Cooke was the epitome of musical class whenever he made a record, and even when he made a few tunes that were too risque for the time, he was still well ahead of the curve. Without ‘A Change is Gonna Come’, we were never going to get a song like ‘What’s Going On’ or ‘Fight the Power’, and a lot of his fearlessness is the reason why so many people see him as the blueprint for what good soul music was supposed to sound like.
But beyond being a great figure in the genre, Garfunkel felt that the most important gift he had was the timbre of his voice, saying, “He was such a rising star, a fabulous singer with intelligence. And that brilliant smile. I used to think he was just a great singer. Now I think he’s better than that. Almost nobody since then can touch him.” That’s not the kind of voice that normally comes to mind when looking at the same person who sang ‘Bright Eyes’, but if you look at the way that Garfunkel constructed his songs, he was looking to make songs that soul musicians could do justice to as well.

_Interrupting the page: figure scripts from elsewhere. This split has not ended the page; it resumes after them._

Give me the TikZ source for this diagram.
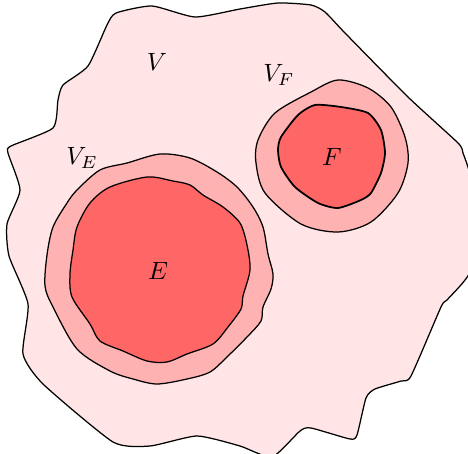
\documentclass[tikz,border=0pt]{standalone}
\begin{document}
\begin{tikzpicture}[x=0.4pt,y=-0.4pt,
  region/.style={draw=black,line width=0.5pt},
  lbl/.style={inner sep=0pt}]
\useasboundingbox (0,0) rectangle (468,454);
\clip (0,0) rectangle (468,454);
% outer region V
\filldraw[region,fill=red!10] plot[smooth cycle,tension=0.35] coordinates {
(107,25) (116,13) (152,6) (195,17) (240,9) (278,3) (311,5) (325,12) (345,33)
(408,97) (458,143) (463,153) (470,175) (474,220) (470,272) (447,300) (441,307)
(411,376) (401,381) (375,389) (366,398) (357,435) (350,439) (311,428) (300,431)
(272,457) (240,446) (197,436) (150,446) (113,442) (43,384) (23,354) (28,304)
(9,256) (7,224) (20,190) (8,153) (11,146) (53,128) (58,100) (63,85) (88,66)};
% V_E
\filldraw[region,fill=red!30] plot[smooth cycle,tension=0.5] coordinates {
(160,154) (190,158) (217,172) (237,187) (253,207) (263,227) (268,254) (273,274)
(271,289) (263,307) (261,321) (248,336) (228,356) (210,372) (187,379) (157,384)
(133,379) (110,371) (77,349) (53,307) (45,286) (47,255) (53,227) (67,203) (77,190)
(100,170) (127,163)};
% E
\filldraw[region,fill=red!60] plot[smooth cycle,tension=0.5] coordinates {
(147,177) (173,181) (190,185) (203,195) (223,207) (240,223) (247,245) (250,270)
(243,296) (241,309) (228,327) (213,344) (187,354) (167,362) (147,361) (123,351)
(100,341) (90,324) (72,297) (70,274) (73,250) (77,227) (90,203) (110,187)};
% V_F
\filldraw[region,fill=red!30] plot[smooth cycle,tension=0.5] coordinates {
(338,80) (368,88) (391,107) (405,137) (408,163) (398,193) (371,222) (338,232)
(301,224) (265,193) (256,163) (258,140) (275,113) (311,92)};
% F
\filldraw[region,fill=red!60,line width=0.7pt] plot[smooth cycle,tension=0.4] coordinates {
(315,105) (341,107) (368,113) (381,130) (385,153) (381,173) (371,193) (361,200)
(338,208) (318,203) (295,187) (281,167) (278,150) (281,137) (298,115)};
% labels
\node[lbl] (lV) at (157,62) {$V$};
\node[lbl] (lVF) at (279,75) {$V_F$};
\node[lbl] (lVE) at (82,158) {$V_E$};
\node[lbl] (lF) at (332,157) {$F$};
\node[lbl] (lE) at (158,271) {$E$};
\end{tikzpicture}
\end{document}
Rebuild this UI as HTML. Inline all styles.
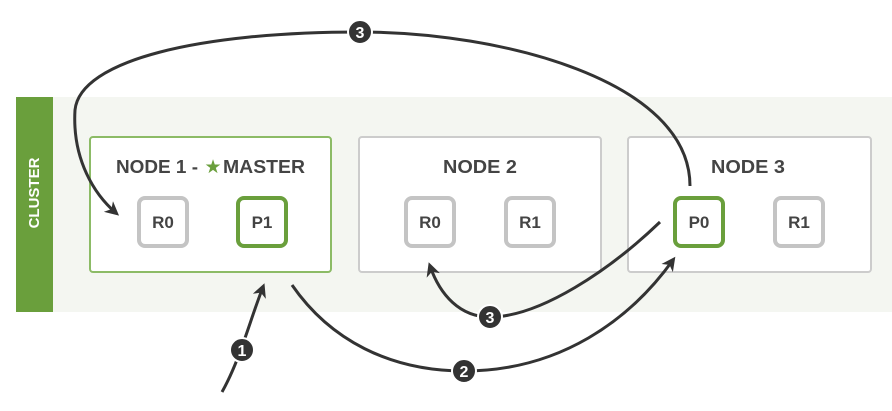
<!DOCTYPE html>
<html><head><style>
body{margin:0;width:892px;height:406px;background:#fff;overflow:hidden;font-family:"Liberation Sans",sans-serif}
</style></head><body>
<svg width="892" height="406" viewBox="0 0 892 406" xmlns="http://www.w3.org/2000/svg">
<defs>
<marker id="b" markerWidth="14" markerHeight="14" refX="10" refY="7" orient="auto" markerUnits="userSpaceOnUse" viewBox="0 0 14 14">
<path d="M0,0 L14,7 L0,14 L4,7 z" fill="#333"/></marker>
</defs>
<rect x="16" y="97" width="876" height="215" fill="#f4f6f1"/>
<rect x="16" y="97" width="37" height="215" fill="#6a9f3c"/>
<text x="35" y="193" fill="#fff" font-size="15" font-weight="bold" text-anchor="middle" transform="rotate(-90 35 193)" dominant-baseline="middle">CLUSTER</text>
<rect x="90" y="137" width="241" height="135" rx="3" fill="#fff" stroke="#8cbb66" stroke-width="2"/>
<rect x="359" y="137" width="242" height="135" rx="3" fill="#fff" stroke="#ccc" stroke-width="2"/>
<rect x="628" y="137" width="243" height="135" rx="3" fill="#fff" stroke="#ccc" stroke-width="2"/>
<g font-size="18" font-weight="bold" fill="#444" text-anchor="middle">
<text x="157" y="173" textLength="82" lengthAdjust="spacingAndGlyphs">NODE 1 -</text>
<text x="264" y="173" textLength="82" lengthAdjust="spacingAndGlyphs">MASTER</text>
<text x="480" y="173" textLength="74" lengthAdjust="spacingAndGlyphs">NODE 2</text>
<text x="748" y="173" textLength="74" lengthAdjust="spacingAndGlyphs">NODE 3</text>
</g>
<text x="213" y="173" font-size="19" fill="#6a9f3c" text-anchor="middle">★</text>
<g fill="#fff" stroke-width="4">
<rect x="139" y="198" width="48" height="48" rx="6" stroke="#c4c4c4"/>
<rect x="238" y="198" width="48" height="48" rx="6" stroke="#6a9f3c"/>
<rect x="406" y="198" width="48" height="48" rx="6" stroke="#c4c4c4"/>
<rect x="506" y="198" width="48" height="48" rx="6" stroke="#c4c4c4"/>
<rect x="675" y="198" width="48" height="48" rx="6" stroke="#6a9f3c"/>
<rect x="775" y="198" width="48" height="48" rx="6" stroke="#c4c4c4"/>
</g>
<g font-size="17" font-weight="bold" fill="#444" text-anchor="middle">
<text x="163" y="228">R0</text><text x="262" y="228">P1</text>
<text x="430" y="228">R0</text><text x="530" y="228">R1</text>
<text x="699" y="228">P0</text><text x="799" y="228">R1</text>
</g>
<g fill="none" stroke="#333" stroke-width="3">
<path d="M690,186 C690,80 500,32 360,32 C200,32 80,60 75,110 C72,160 95,195 116,213" marker-end="url(#b)"/>
<path d="M222,392 C240,360 250,320 263,287" marker-end="url(#b)"/>
<path d="M292,285 C330,340 390,371 464,371 C560,371 630,320 673,260" marker-end="url(#b)"/>
<path d="M660,222 C610,270 540,317 490,317 C460,317 440,295 430,266" marker-end="url(#b)"/>
</g>
<g font-size="16" font-weight="bold" fill="#fff" text-anchor="middle">
<circle cx="360" cy="32" r="12" fill="#333" stroke="#fff" stroke-width="2"/><text x="360" y="38">3</text>
<circle cx="242" cy="350" r="12" fill="#333" stroke="#fff" stroke-width="2"/><text x="242" y="356">1</text>
<circle cx="464" cy="371" r="12" fill="#333" stroke="#fff" stroke-width="2"/><text x="464" y="377">2</text>
<circle cx="490" cy="317" r="12" fill="#333" stroke="#fff" stroke-width="2"/><text x="490" y="323">3</text>
</g>
</svg>
</body></html>
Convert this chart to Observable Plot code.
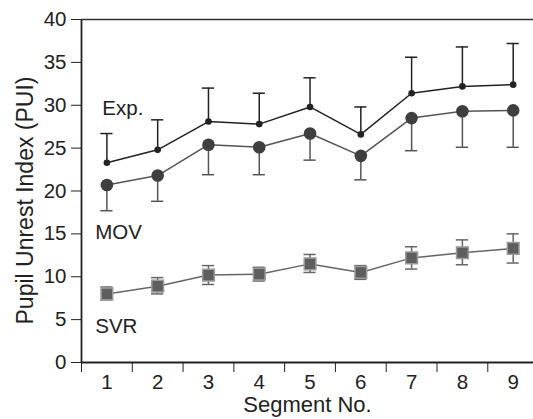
<!DOCTYPE html>
<html>
<head>
<meta charset="utf-8">
<script src="https://cdn.jsdelivr.net/npm/d3@7"></script>
<script src="https://cdn.jsdelivr.net/npm/@observablehq/plot@0.6"></script>
<style>
  html, body { margin: 0; padding: 0; background: #fff; }
  #chart svg { display: block; }
</style>
</head>
<body>
<div id="chart"></div>
<script>
const segments = [1, 2, 3, 4, 5, 6, 7, 8, 9];
const expMean  = [23.3, 24.8, 28.1, 27.8, 29.8, 26.6, 31.4, 32.2, 32.4];
const expUpper = [26.7, 28.3, 32.0, 31.4, 33.2, 29.8, 35.6, 36.8, 37.2];
const movMean  = [20.7, 21.8, 25.4, 25.1, 26.7, 24.1, 28.5, 29.3, 29.4];
const movLower = [17.7, 18.8, 21.9, 21.9, 23.6, 21.3, 24.7, 25.1, 25.1];
const svrMean  = [8.0, 8.9, 10.2, 10.3, 11.5, 10.5, 12.2, 12.8, 13.3];
const svrUpper = [8.8, 9.9, 11.3, 11.1, 12.6, 11.3, 13.5, 14.3, 15.0];
const svrLower = [7.3, 8.0, 9.1, 9.5, 10.5, 9.7, 10.9, 11.4, 11.6];
const yTicks = [0, 5, 10, 15, 20, 25, 30, 35, 40];
const seriesLabels = [
  {text: "Exp.", x: 0.91, y: 29.6},
  {text: "MOV",  x: 0.77, y: 15.15},
  {text: "SVR",  x: 0.77, y: 4.15}
];

const exp = segments.map((s, i) => ({seg: s, mean: expMean[i], hi: expUpper[i]}));
const mov = segments.map((s, i) => ({seg: s, mean: movMean[i], lo: movLower[i]}));
const svr = segments.map((s, i) => ({seg: s, mean: svrMean[i], hi: svrUpper[i], lo: svrLower[i]}));
const boundaries = [0.5, ...segments.slice(0, -1).map(s => s + 0.5)];
const cap = 0.12;

const font = "Liberation Sans, Arial, Helvetica, sans-serif";

const chart = Plot.plot({
  width: 533,
  height: 419,
  marginLeft: 81,
  marginRight: 0,
  marginTop: 19,
  marginBottom: 57,
  style: {fontFamily: font, fontSize: "20.5px", color: "#222", background: "#fff"},
  x: {domain: [0.5, 9.4]},
  y: {domain: [0, 40]},
  marks: [
    Plot.axisY({ticks: yTicks, tickSize: 10, tickPadding: 5, label: null, fontSize: 20.5, stroke: "#222", strokeWidth: 1}),
    Plot.axisX({ticks: boundaries, tickSize: 10, tickFormat: () => "", label: null, stroke: "#222"}),
    Plot.axisX({ticks: segments, tickSize: 0, tickPadding: 12, label: null, fontSize: 20.5}),
    Plot.ruleX([0.5], {stroke: "#222", strokeWidth: 1.8}),
    Plot.ruleY([0], {stroke: "#222", strokeWidth: 1.8}),
    Plot.ruleY([40], {stroke: "#333", strokeWidth: 1.5}),
    Plot.text(["Pupil Unrest Index (PUI)"], {frameAnchor: "left", rotate: -90, textAnchor: "middle", lineAnchor: "middle", dx: -55.5, dy: 9.5, fontSize: 23, fill: "#222"}),
    Plot.text(["Segment No."], {frameAnchor: "bottom", textAnchor: "middle", lineAnchor: "middle", dy: 42, fontSize: 22, fill: "#222"}),
    // Exp.
    Plot.ruleX(exp, {x: "seg", y1: "mean", y2: "hi", stroke: "#222", strokeWidth: 1.5}),
    Plot.ruleY(exp, {x1: d => d.seg - cap, x2: d => d.seg + cap, y: "hi", stroke: "#222", strokeWidth: 1.5}),
    Plot.line(exp, {x: "seg", y: "mean", stroke: "#222", strokeWidth: 1.5}),
    Plot.dot(exp, {x: "seg", y: "mean", r: 3.3, fill: "#222"}),
    // MOV
    Plot.ruleX(mov, {x: "seg", y1: "mean", y2: "lo", stroke: "#555", strokeWidth: 1.5}),
    Plot.ruleY(mov, {x1: d => d.seg - cap, x2: d => d.seg + cap, y: "lo", stroke: "#555", strokeWidth: 1.5}),
    Plot.line(mov, {x: "seg", y: "mean", stroke: "#555", strokeWidth: 1.5}),
    Plot.dot(mov, {x: "seg", y: "mean", r: 6.3, fill: "#3f3f3f"}),
    // SVR
    Plot.ruleX(svr, {x: "seg", y1: "lo", y2: "hi", stroke: "#666", strokeWidth: 1.5}),
    Plot.ruleY(svr, {x1: d => d.seg - cap, x2: d => d.seg + cap, y: "hi", stroke: "#666", strokeWidth: 1.5}),
    Plot.ruleY(svr, {x1: d => d.seg - cap, x2: d => d.seg + cap, y: "lo", stroke: "#666", strokeWidth: 1.5}),
    Plot.line(svr, {x: "seg", y: "mean", stroke: "#666", strokeWidth: 1.5}),
    Plot.dot(svr, {x: "seg", y: "mean", symbol: "square", r: 6.6, fill: "#5e5e5e", stroke: "#9a9a9a", strokeWidth: 1.5}),
    // series labels
    Plot.text(seriesLabels, {x: "x", y: "y", text: "text", textAnchor: "start", fontSize: 20.5, fill: "#222"})
  ]
});
document.getElementById("chart").appendChild(chart);
</script>
</body>
</html>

The biggest names in the genre might not have seen him as the first choice when listening to him, but a song like ‘All I Know’ has all the makings of a great soul song whenever Garfunkel sings it. He puts as much gravitas into the song as he can, but if you imagine someone like Stevie Wonder singing the tune, the Cooke influence begins to make a lot more sense in the context of his career.
Garfunkel wasn’t looking to make anything too flashy when he first went solo, but as long as he kept making songs in the same vein as Cooke, it wasn’t like the quality was ever going to suffer. He was out there to make songs that people could sing along to, and while Simon had much grander plans for himself, both of them could at least agree that someone like Cooke was an absolute God of singing.